The purpose of this report is to help destinations and their tourism partners develop better branding and marketing strategies around food tourism and authentic culinary experiences. Destinations are missing out on longer stays, more repeat visitation, and higher average visitor spending if they’re not packaging and promoting their food tourism product in line with 2016 trends.
The biggest shift in the evolution of food tourism strategy today is segmentation. What appeals to one foodie won’t to many others, so it’s paramount for destination marketing organizations (DMOs) to delineate the different verticals within their unique culinary travel experiences. A sample of those might include: gourmet/fine dining; fast casual and gastropub; farmers’ markets and food festivals; organic and vegan; and wine, beer and spirits, etc.
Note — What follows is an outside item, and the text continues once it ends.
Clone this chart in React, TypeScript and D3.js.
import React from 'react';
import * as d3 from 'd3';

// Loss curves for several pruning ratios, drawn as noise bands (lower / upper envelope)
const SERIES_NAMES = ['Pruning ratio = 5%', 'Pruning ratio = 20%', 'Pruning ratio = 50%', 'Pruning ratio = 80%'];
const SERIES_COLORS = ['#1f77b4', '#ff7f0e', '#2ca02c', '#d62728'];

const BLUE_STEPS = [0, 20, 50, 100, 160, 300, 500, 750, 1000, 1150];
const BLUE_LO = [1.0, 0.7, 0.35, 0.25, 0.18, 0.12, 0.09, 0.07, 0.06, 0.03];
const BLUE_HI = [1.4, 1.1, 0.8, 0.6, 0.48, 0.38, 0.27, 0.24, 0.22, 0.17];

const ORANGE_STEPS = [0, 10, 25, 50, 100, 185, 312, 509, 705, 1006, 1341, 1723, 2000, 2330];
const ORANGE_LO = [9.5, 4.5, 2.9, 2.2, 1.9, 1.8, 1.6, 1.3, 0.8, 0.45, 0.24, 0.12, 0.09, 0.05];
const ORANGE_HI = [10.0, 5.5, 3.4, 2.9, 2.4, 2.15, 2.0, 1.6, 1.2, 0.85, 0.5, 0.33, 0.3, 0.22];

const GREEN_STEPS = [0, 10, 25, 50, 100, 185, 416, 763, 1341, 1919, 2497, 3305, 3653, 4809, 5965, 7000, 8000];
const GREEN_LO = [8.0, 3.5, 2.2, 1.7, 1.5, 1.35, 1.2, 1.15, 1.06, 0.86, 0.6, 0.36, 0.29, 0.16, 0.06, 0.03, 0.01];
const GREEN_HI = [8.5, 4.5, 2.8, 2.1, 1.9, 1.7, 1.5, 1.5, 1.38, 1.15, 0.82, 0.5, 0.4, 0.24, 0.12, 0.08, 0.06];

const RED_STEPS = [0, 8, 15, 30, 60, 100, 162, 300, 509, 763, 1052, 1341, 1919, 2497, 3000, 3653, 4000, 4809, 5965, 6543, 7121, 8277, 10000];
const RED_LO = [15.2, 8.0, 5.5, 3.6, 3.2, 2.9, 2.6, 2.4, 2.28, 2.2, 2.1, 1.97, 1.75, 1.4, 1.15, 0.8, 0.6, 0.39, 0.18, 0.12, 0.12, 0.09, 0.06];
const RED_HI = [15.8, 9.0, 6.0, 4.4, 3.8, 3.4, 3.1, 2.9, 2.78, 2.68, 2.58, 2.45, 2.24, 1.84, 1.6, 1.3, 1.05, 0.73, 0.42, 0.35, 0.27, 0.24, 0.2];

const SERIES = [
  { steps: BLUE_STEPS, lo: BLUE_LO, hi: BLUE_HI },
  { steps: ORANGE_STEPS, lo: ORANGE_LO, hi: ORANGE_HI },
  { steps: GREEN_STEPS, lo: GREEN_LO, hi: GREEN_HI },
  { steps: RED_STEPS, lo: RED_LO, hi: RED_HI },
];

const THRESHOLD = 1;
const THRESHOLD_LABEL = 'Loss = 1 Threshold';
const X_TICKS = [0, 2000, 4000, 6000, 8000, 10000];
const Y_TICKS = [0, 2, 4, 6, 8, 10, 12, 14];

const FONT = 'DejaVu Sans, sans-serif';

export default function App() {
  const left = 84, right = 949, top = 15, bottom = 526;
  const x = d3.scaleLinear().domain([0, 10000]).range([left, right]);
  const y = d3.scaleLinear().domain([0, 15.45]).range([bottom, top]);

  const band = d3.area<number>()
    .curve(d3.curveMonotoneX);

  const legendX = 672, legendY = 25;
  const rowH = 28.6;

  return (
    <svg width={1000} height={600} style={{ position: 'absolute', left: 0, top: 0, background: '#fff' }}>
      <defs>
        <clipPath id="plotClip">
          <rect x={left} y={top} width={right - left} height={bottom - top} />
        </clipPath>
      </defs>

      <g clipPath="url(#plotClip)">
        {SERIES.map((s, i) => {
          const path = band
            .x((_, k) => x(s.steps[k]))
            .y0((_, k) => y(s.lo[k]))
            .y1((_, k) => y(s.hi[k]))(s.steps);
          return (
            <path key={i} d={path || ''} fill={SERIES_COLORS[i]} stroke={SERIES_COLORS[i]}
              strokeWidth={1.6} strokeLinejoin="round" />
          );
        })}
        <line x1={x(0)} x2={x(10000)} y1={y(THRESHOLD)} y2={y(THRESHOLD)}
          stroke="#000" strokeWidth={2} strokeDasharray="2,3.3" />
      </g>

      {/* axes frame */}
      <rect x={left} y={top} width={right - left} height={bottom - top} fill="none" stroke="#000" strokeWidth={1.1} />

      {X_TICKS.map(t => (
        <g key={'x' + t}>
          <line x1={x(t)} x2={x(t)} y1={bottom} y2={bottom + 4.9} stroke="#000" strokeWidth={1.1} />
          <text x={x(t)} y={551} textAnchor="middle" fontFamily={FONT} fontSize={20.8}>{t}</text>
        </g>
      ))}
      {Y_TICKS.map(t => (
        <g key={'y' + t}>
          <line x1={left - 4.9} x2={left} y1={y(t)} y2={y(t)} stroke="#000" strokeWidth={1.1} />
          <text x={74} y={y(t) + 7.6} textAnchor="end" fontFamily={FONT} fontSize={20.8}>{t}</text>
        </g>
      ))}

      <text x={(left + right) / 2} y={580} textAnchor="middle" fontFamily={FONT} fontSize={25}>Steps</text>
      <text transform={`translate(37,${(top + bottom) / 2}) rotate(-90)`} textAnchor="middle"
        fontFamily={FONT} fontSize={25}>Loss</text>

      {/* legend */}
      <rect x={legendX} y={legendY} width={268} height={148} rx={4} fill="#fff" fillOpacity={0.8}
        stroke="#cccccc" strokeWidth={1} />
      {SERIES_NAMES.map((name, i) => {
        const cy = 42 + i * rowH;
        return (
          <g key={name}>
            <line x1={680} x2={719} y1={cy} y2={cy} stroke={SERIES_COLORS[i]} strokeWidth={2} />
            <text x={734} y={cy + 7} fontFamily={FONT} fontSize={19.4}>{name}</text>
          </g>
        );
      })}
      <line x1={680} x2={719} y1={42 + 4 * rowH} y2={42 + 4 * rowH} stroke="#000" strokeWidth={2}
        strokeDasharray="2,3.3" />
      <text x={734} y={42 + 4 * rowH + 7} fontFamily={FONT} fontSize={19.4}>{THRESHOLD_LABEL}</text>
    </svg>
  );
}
As illustrated in our survey in this report, the majority of Americans identify most with casual food, craft beer, food markets, and food festivals, dramatically more than traditional segments such as fine dining restaurants and wine tourism. Meaning, if DMOs are emphasizing their upscale restaurant inventory more than anything else, they’re speaking to a minority and could be missing the mark on what mainstream travelers want out of any given destination when it comes to the food experience.
In 2016, food tourism continues to revolve more around the rise of spirits, craft beers, and other alcoholic drink categories. Beverage trails, first made popular by destinations such as Kentucky and its Bourbon Trail, are surfacing in other parts of the country. Beer culture in particular is booming in America. Craft beer, especially, has grown into a massive consumer market.
Brewers reported a 13% increase in volume in 2015 — the eighth consecutive year of double digit growth. In response, destinations are developing travel experiences that combine local breweries and brewpubs to tap that interest. Other cities are creating similar product experiences around coffee, spirits, liqueurs, etc., to rebrand their identities for foodies.
Based on those two shifts, DMOs are responding by developing more segmented and sophisticated digital content that speaks directly to a wider range of culinary niches and consumer tastes. Looking ahead, also expect to see a significant jump in video storytelling due to its engagement success on online, inspired by the mega-popular food travel shows. DMOs are morphing into media companies these days, and they’re starting that process with great food and great culinary-themed stories celebrating the local destination narrative.